▸ Task details:
Pictures stay out of this copy, which runs from the first line of the material through the line containing "const GRAY = '#7f7f7f';".

▸ Material:
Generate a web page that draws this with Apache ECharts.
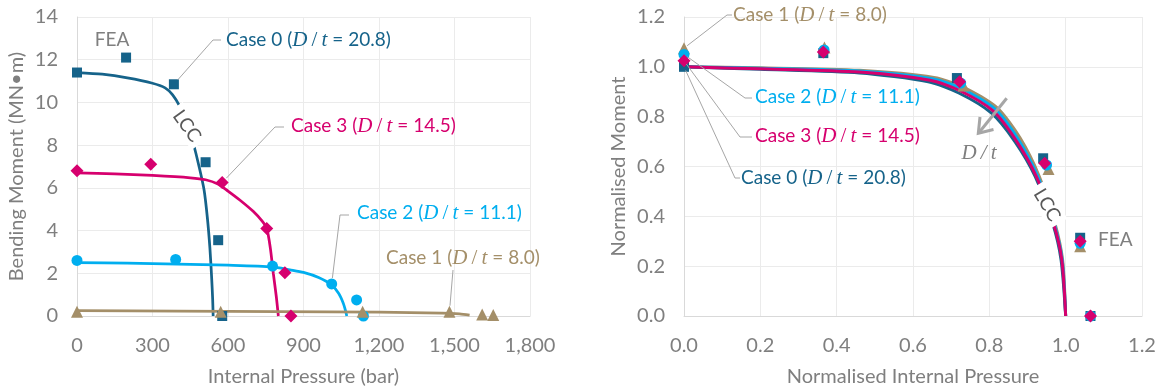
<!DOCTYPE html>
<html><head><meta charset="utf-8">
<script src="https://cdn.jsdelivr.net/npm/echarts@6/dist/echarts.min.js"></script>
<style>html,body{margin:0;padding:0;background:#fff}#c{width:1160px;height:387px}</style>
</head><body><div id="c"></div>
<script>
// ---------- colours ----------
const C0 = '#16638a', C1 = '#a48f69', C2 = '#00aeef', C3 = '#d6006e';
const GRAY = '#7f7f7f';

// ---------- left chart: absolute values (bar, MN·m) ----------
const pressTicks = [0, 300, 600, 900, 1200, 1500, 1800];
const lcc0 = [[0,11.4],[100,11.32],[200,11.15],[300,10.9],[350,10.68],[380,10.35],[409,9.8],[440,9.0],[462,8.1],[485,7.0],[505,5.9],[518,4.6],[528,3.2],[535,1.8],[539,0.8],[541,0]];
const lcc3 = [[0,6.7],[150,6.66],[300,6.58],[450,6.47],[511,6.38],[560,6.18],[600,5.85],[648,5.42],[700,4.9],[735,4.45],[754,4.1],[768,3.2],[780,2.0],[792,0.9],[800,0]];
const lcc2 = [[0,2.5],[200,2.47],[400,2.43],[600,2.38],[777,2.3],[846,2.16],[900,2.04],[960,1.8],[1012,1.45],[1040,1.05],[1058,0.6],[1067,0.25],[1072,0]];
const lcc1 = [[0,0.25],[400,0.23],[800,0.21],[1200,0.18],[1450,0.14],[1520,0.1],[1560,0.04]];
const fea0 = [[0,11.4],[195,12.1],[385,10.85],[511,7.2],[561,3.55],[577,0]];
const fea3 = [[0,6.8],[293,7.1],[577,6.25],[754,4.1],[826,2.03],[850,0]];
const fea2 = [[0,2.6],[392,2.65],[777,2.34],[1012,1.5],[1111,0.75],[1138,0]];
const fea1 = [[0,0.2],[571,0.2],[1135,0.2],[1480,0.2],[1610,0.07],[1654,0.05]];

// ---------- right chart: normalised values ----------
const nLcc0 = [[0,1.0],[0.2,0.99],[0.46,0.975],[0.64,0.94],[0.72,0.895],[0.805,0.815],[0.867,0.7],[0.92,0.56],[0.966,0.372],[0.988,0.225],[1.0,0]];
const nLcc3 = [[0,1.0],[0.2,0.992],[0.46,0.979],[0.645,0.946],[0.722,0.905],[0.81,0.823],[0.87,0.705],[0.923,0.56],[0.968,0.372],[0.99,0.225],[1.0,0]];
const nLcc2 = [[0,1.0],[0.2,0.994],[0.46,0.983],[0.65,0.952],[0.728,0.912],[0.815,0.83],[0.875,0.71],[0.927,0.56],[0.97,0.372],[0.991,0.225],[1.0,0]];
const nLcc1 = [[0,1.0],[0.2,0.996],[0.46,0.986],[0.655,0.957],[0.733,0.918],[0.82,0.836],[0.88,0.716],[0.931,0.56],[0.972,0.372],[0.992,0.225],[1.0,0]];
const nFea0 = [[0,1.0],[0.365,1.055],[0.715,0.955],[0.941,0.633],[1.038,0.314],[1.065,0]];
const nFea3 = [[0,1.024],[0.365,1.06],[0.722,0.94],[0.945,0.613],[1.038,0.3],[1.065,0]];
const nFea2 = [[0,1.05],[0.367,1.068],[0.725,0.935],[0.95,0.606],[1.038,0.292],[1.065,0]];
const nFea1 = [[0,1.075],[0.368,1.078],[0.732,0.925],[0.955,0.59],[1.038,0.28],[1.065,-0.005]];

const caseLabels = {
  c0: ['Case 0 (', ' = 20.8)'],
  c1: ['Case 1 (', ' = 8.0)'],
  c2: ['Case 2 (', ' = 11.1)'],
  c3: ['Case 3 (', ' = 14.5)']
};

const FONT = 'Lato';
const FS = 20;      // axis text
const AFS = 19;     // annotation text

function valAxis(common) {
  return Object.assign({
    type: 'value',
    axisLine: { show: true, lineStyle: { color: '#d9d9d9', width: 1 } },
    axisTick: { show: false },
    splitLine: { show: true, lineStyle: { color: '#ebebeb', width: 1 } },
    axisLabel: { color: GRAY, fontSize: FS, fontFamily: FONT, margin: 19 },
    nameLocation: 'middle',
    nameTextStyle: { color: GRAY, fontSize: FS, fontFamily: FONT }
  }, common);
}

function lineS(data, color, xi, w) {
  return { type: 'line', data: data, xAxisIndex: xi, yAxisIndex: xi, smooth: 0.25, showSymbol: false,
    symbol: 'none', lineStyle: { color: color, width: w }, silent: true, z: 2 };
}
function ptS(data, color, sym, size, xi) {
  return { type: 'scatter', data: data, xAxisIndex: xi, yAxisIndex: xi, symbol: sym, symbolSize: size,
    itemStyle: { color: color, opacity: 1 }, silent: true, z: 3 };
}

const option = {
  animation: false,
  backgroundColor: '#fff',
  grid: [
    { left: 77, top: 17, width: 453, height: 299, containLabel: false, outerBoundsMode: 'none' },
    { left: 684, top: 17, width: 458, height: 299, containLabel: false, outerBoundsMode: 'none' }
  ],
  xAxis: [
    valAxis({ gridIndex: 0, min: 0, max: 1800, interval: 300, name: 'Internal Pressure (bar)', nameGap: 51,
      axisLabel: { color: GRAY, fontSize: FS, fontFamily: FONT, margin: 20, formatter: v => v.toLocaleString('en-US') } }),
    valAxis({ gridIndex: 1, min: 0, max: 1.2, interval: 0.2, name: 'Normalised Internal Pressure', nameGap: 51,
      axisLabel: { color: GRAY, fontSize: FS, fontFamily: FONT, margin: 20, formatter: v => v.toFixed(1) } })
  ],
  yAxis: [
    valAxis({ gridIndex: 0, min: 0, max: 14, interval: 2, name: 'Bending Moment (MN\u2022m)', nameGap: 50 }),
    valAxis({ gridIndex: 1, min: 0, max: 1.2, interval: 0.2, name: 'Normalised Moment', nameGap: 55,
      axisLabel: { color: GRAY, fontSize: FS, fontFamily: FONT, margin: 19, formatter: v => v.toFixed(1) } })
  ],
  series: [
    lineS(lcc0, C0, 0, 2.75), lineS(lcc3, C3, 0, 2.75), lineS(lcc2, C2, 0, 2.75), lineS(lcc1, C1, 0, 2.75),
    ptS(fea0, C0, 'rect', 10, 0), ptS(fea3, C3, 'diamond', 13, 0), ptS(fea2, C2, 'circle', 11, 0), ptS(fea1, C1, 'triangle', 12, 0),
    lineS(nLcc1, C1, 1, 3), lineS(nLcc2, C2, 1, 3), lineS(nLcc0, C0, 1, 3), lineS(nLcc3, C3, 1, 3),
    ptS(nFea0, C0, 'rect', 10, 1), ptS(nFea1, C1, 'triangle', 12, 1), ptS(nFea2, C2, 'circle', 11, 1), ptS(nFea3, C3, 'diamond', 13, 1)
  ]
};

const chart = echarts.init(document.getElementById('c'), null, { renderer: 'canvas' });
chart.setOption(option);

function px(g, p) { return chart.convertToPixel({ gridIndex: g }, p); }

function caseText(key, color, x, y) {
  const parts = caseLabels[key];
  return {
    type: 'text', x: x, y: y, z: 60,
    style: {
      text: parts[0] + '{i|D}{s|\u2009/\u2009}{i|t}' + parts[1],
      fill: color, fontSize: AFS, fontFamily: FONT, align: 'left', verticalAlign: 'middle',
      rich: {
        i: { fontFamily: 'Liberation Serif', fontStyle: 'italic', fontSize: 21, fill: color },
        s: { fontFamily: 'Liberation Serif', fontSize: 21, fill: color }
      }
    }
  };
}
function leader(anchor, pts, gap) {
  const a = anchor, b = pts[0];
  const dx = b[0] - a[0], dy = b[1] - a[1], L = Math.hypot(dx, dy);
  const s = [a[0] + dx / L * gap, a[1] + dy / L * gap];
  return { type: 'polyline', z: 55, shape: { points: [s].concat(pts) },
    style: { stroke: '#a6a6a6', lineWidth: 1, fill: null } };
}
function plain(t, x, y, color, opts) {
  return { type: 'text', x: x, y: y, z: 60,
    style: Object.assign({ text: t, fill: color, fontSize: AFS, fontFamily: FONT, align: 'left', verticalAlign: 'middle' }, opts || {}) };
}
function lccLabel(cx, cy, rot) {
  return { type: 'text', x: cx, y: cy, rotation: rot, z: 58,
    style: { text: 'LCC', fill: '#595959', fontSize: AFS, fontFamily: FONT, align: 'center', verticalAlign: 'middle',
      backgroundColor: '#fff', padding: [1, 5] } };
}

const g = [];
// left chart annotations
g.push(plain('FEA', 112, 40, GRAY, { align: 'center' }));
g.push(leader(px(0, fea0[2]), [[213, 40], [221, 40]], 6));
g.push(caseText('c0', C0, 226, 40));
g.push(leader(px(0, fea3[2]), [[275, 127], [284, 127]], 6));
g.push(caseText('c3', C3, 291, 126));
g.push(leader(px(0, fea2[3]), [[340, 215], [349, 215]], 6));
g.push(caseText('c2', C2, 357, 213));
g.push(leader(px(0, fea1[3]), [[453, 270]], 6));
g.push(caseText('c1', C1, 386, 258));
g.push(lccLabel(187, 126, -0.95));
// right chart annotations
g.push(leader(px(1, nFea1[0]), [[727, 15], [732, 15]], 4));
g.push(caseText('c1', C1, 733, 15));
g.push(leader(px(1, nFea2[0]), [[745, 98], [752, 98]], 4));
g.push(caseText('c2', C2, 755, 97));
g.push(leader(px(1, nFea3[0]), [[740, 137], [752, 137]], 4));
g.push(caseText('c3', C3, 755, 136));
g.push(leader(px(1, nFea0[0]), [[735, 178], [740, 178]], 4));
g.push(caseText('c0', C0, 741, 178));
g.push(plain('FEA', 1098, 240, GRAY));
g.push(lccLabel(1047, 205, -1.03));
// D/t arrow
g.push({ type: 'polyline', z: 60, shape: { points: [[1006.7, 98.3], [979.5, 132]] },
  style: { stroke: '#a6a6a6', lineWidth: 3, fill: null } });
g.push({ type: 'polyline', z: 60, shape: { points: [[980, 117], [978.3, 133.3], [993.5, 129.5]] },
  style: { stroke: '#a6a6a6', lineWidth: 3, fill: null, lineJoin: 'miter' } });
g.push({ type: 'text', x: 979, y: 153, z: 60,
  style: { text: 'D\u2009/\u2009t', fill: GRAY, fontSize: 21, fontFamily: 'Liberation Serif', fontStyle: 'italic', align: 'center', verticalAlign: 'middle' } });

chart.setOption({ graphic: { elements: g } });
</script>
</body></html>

▸ Full output:
Generate a web page that draws this with Apache ECharts.
<!DOCTYPE html>
<html><head><meta charset="utf-8">
<script src="https://cdn.jsdelivr.net/npm/echarts@6/dist/echarts.min.js"></script>
<style>html,body{margin:0;padding:0;background:#fff}#c{width:1160px;height:387px}</style>
</head><body><div id="c"></div>
<script>
// ---------- colours ----------
const C0 = '#16638a', C1 = '#a48f69', C2 = '#00aeef', C3 = '#d6006e';
const GRAY = '#7f7f7f';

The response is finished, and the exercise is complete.